Сказав это, Есенин ввел меня в комнату, огромную, как зал. Посередине ее стоял письменный стол, а на нем среди книг, рукописей и портретов Дункан высилась деревянная голова самого Есенина, работы Коненкова. Рядом со столом помещалась покрытая ковром тахта. Все это было в полном беспорядке, точно после какого-то разгрома.
Есенин, видя мое невольное замешательство, еще больше возликовал:
— Садись, видишь как живу — по-царски! А там, — он указал на дверь, — Дункан. Прихорашивается. Скоро выйдет.
Проговорил он все это скороговоркой, будто сыпал горох, и потом начал обстоятельно рассказывать, как выступал в модном кабаре и как его восторженно принимала публика.

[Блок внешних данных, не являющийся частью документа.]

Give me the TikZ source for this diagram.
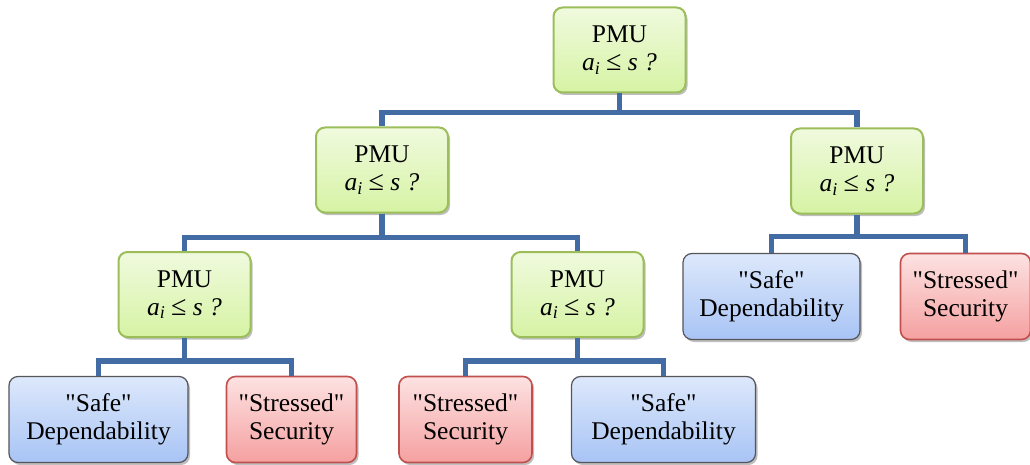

Вошла Дункан. Я ее видел раньше очень давно и только издали, на эстраде, во время ее гастролей в Петербурге. Сейчас передо мной стояла довольно уже пожилая женщина, пытавшаяся, увы, без особенного успеха, все еще выглядеть молодой. Одета она была во что-то прозрачное, переливавшееся, как и халат Есенина, всеми цветами радуги и при малейшем движении обнажавшее ее вялое и от возраста дряблое тело, почему-то напомнившее мне мясистость склизкой медузы. Глаза Айседоры, круглые, как у куклы, были сильно подведены, а лицо ярко раскрашено, и вся она выглядела такой же искусственной и нелепой, как нелепа была и крикливо обставленная комната, скорее походившая на номер гостиницы, чем на жилище поэта.